• **TASK DESCRIPTION**: Starting at the first line of the listing below, retype each line up to and including the one that contains "const rowLabels = ['0". Leave pictures out.

══ MATERIAL

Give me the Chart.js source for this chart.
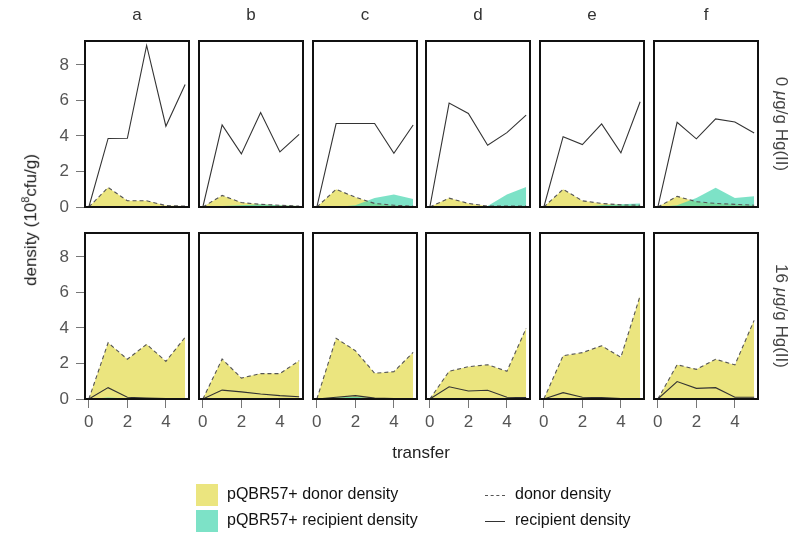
<!DOCTYPE html>
<html>
<head>
<meta charset="utf-8">
<script src="https://cdn.jsdelivr.net/npm/chart.js@4.4.0/dist/chart.umd.min.js"></script>
<style>
  body { margin: 0; background: #fff; }
  #wrap { position: relative; width: 800px; height: 542px; font-family: "Liberation Sans", Arial, sans-serif; }
  #wrap canvas { position: absolute; }
  .txt { position: absolute; white-space: nowrap; transform: translate(-50%, -50%); color: #333; font-size: 16px; }
  .rot { transform: translate(-50%, -50%) rotate(90deg); }
  .rotl { transform: translate(-50%, -50%) rotate(-90deg); }
  .leg { position: absolute; font-size: 16px; color: #111; white-space: nowrap; }
  .box { position: absolute; width: 22px; height: 22px; }
</style>
</head>
<body>
<div id="wrap"></div>
<script>
// data, one inner list per panel a..f
const panelNames = ['a', 'b', 'c', 'd', 'e', 'f'];
const transfers = [0, 1, 2, 3, 4, 5];
const xTicks = [0, 2, 4];
const yTicks = [0, 2, 4, 6, 8];
const rowLabels = ['0 <i>μ</i>g/g Hg(II)', '16 <i>μ</i>g/g Hg(II)'];

// 0 ug/g Hg(II)
const recipient0 = [
  [0, 3.86, 3.87, 9.1, 4.55, 6.9],
  [0, 4.62, 2.99, 5.32, 3.1, 4.09],
  [0, 4.7, 4.7, 4.7, 3.03, 4.62],
  [0, 5.85, 5.27, 3.48, 4.19, 5.17],
  [0, 3.96, 3.52, 4.68, 3.05, 5.93],
  [0, 4.77, 3.84, 4.96, 4.79, 4.17]
];
const donor0 = [
  [0, 1.1, 0.35, 0.35, 0.08, 0.05],
  [0, 0.65, 0.25, 0.15, 0.1, 0.05],
  [0, 1.0, 0.55, 0.2, 0.1, 0.05],
  [0, 0.5, 0.2, 0.05, 0.05, 0.05],
  [0, 1.0, 0.35, 0.2, 0.12, 0.1],
  [0, 0.6, 0.3, 0.2, 0.15, 0.1]
];
const donorPlasmid0 = [
  [0, 1.1, 0.35, 0.35, 0.08, 0.05],
  [0, 0.65, 0.25, 0.15, 0.1, 0.05],
  [0, 1.0, 0.55, 0.2, 0.1, 0.05],
  [0, 0.5, 0.2, 0.05, 0.05, 0.05],
  [0, 1.0, 0.35, 0.2, 0.12, 0.1],
  [0, 0.6, 0.3, 0.2, 0.15, 0.1]
];
const recipPlasmid0 = [
  [0, 0.05, 0.05, 0.05, 0.02, 0.02],
  [0, 0.05, 0.1, 0.15, 0.1, 0.05],
  [0, 0, 0.1, 0.5, 0.7, 0.45],
  [0, 0, 0, 0.05, 0.7, 1.12],
  [0, 0, 0.02, 0.1, 0.15, 0.2],
  [0, 0.1, 0.5, 1.08, 0.5, 0.6]
];

// 16 ug/g Hg(II)
const recipient16 = [
  [0, 0.64, 0.1, 0.05, 0.02, 0.02],
  [0, 0.5, 0.4, 0.28, 0.19, 0.13],
  [0, 0.1, 0.19, 0.05, 0.03, 0.03],
  [0, 0.69, 0.45, 0.49, 0.1, 0.08],
  [0, 0.36, 0.1, 0.08, 0.02, 0.02],
  [0, 0.98, 0.6, 0.64, 0.1, 0.1]
];
const donor16 = [
  [0, 3.17, 2.24, 3.08, 2.12, 3.48],
  [0, 2.25, 1.18, 1.43, 1.43, 2.16],
  [0, 3.42, 2.72, 1.45, 1.54, 2.63],
  [0, 1.56, 1.82, 1.93, 1.56, 3.98],
  [0, 2.44, 2.61, 3.0, 2.35, 5.82],
  [0, 1.93, 1.67, 2.24, 1.92, 4.43]
];
const donorPlasmid16 = [
  [0, 3.17, 2.24, 3.08, 2.12, 3.48],
  [0, 2.25, 1.18, 1.43, 1.43, 2.16],
  [0, 3.42, 2.72, 1.45, 1.54, 2.63],
  [0, 1.56, 1.82, 1.93, 1.56, 3.98],
  [0, 2.44, 2.61, 3.0, 2.35, 5.82],
  [0, 1.93, 1.67, 2.24, 1.92, 4.43]
];
const recipPlasmid16 = [
  [0, 0.08, 0.03, 0.01, 0.01, 0.01],
  [0, 0.02, 0.02, 0.01, 0.01, 0.01],
  [0, 0.08, 0.12, 0.03, 0.01, 0.01],
  [0, 0.02, 0.02, 0.01, 0.01, 0.01],
  [0, 0.02, 0.02, 0.01, 0.01, 0.01],
  [0, 0.04, 0.03, 0.03, 0.01, 0.01]
];

const rows = [
  { recipient: recipient0, donor: donor0, dp: donorPlasmid0, rp: recipPlasmid0 },
  { recipient: recipient16, donor: donor16, dp: donorPlasmid16, rp: recipPlasmid16 }
];

// layout
const colLeft = [85, 199, 313, 426, 540, 654];
const rowTop = [41, 233];
const panelW = 104, panelH = 166;
const M = 24, yAxisW = 45, xAxisH = 40;
const yellow = '#ebe57f';
const teal = 'rgba(64, 212, 172, 0.68)';

Chart.defaults.font.family = '"Liberation Sans", Arial, sans-serif';

const wrap = document.getElementById('wrap');

const boxPlugin = {
  id: 'box',
  afterDraw(chart) {
    const a = chart.chartArea;
    const c = chart.ctx;
    c.save();
    c.strokeStyle = '#111';
    c.lineWidth = 2;
    c.strokeRect(a.left, a.top, a.right - a.left, a.bottom - a.top);
    c.restore();
  }
};

function pts(vals) {
  return transfers.map((x, i) => ({ x: x, y: vals[i] }));
}

for (let r = 0; r < 2; r++) {
  for (let c = 0; c < 6; c++) {
    const showY = c === 0, showX = r === 1;
    const cv = document.createElement('canvas');
    const w = panelW + 2 * M + (showY ? yAxisW : 0);
    const h = panelH + 2 * M + (showX ? xAxisH : 0);
    cv.width = w; cv.height = h;
    cv.style.width = w + 'px'; cv.style.height = h + 'px';
    cv.style.left = (colLeft[c] - M - (showY ? yAxisW : 0)) + 'px';
    cv.style.top = (rowTop[r] - M) + 'px';
    wrap.appendChild(cv);

    const d = rows[r];
    new Chart(cv.getContext('2d'), {
      type: 'line',
      data: {
        datasets: [
          { label: 'pQBR57+ donor density', data: pts(d.dp[c]), order: 4, fill: 'origin', backgroundColor: yellow, borderWidth: 0, pointRadius: 0 },
          { label: 'pQBR57+ recipient density', data: pts(d.rp[c]), order: 3, fill: 'origin', backgroundColor: teal, borderWidth: 0, pointRadius: 0 },
          { label: 'donor density', data: pts(d.donor[c]), order: 2, fill: false, borderColor: '#555', borderWidth: 1.1, borderDash: [4, 3], pointRadius: 0 },
          { label: 'recipient density', data: pts(d.recipient[c]), order: 1, fill: false, borderColor: '#333', borderWidth: 1.1, pointRadius: 0 }
        ]
      },
      options: {
        responsive: false,
        animation: false,
        devicePixelRatio: 1,
        layout: { padding: M },
        plugins: {
          legend: { display: false },
          tooltip: { enabled: false }
        },
        scales: {
          x: {
            type: 'linear',
            min: -0.2,
            max: 5.2,
            display: showX,
            afterBuildTicks: s => { s.ticks = xTicks.map(v => ({ value: v })); },
            afterFit: s => { if (showX) s.height = xAxisH; },
            border: { display: false },
            grid: { drawOnChartArea: false, drawTicks: true, tickLength: 9, color: '#777' },
            ticks: { color: '#555', font: { size: 17 }, padding: 4, maxRotation: 0 }
          },
          y: {
            min: 0,
            max: 9.35,
            display: showY,
            afterBuildTicks: s => { s.ticks = yTicks.map(v => ({ value: v })); },
            afterFit: s => { if (showY) s.width = yAxisW; },
            border: { display: false },
            grid: { drawOnChartArea: false, drawTicks: true, tickLength: 9, color: '#777' },
            ticks: { color: '#555', font: { size: 17 }, padding: 7 }
          }
        }
      },
      plugins: [boxPlugin]
    });
  }
}

function addText(html, x, y, cls, extra) {
  const el = document.createElement('div');
  el.className = 'txt' + (cls ? ' ' + cls : '');
  el.innerHTML = html;
  el.style.left = x + 'px';
  el.style.top = y + 'px';
  if (extra) Object.assign(el.style, extra);
  wrap.appendChild(el);
}

panelNames.forEach((n, c) => addText(n, colLeft[c] + panelW / 2, 15, '', { fontSize: '17px' }));
rowLabels.forEach((t, r) => addText(t, 781, rowTop[r] + panelH / 2, 'rot', { fontSize: '17px', color: '#444' }));
addText('density (10<sup style="font-size:11px">8</sup>cfu/g)', 30, 220, 'rotl', { fontSize: '17px', color: '#222' });
addText('transfer', 421, 453, '', { fontSize: '17px', color: '#222' });

// legend
function addLeg(html, x, y) {
  const el = document.createElement('div');
  el.className = 'leg';
  el.innerHTML = html;
  el.style.left = x + 'px';
  el.style.top = (y - 10) + 'px';
  wrap.appendChild(el);
}
function addBox(color, x, y) {
  const el = document.createElement('div');
  el.className = 'box';
  el.style.background = color;
  el.style.left = x + 'px';
  el.style.top = y + 'px';
  wrap.appendChild(el);
}
function addLine(style, x, y) {
  const el = document.createElement('div');
  el.style.position = 'absolute';
  el.style.left = x + 'px';
  el.style.top = y + 'px';
  el.style.width = '20px';
  el.style.borderTop = style;
  wrap.appendChild(el);
}
addBox(yellow, 196, 484);
addBox('rgb(125, 226, 199)', 196, 510);
addLeg('pQBR57+ donor density', 227, 495);
addLeg('pQBR57+ recipient density', 227, 521);
addLine('1px dashed #555', 485, 495);
addLine('1px solid #333', 485, 521);
addLeg('donor density', 515, 495);
addLeg('recipient density', 515, 521);
</script>
</body>
</html>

════

• **THE RESULT**:
Give me the Chart.js source for this chart.
<!DOCTYPE html>
<html>
<head>
<meta charset="utf-8">
<script src="https://cdn.jsdelivr.net/npm/chart.js@4.4.0/dist/chart.umd.min.js"></script>
<style>
  body { margin: 0; background: #fff; }
  #wrap { position: relative; width: 800px; height: 542px; font-family: "Liberation Sans", Arial, sans-serif; }
  #wrap canvas { position: absolute; }
  .txt { position: absolute; white-space: nowrap; transform: translate(-50%, -50%); color: #333; font-size: 16px; }
  .rot { transform: translate(-50%, -50%) rotate(90deg); }
  .rotl { transform: translate(-50%, -50%) rotate(-90deg); }
  .leg { position: absolute; font-size: 16px; color: #111; white-space: nowrap; }
  .box { position: absolute; width: 22px; height: 22px; }
</style>
</head>
<body>
<div id="wrap"></div>
<script>
// data, one inner list per panel a..f
const panelNames = ['a', 'b', 'c', 'd', 'e', 'f'];
const transfers = [0, 1, 2, 3, 4, 5];
const xTicks = [0, 2, 4];
const yTicks = [0, 2, 4, 6, 8];
const rowLabels = ['0 <i>μ</i>g/g Hg(II)', '16 <i>μ</i>g/g Hg(II)'];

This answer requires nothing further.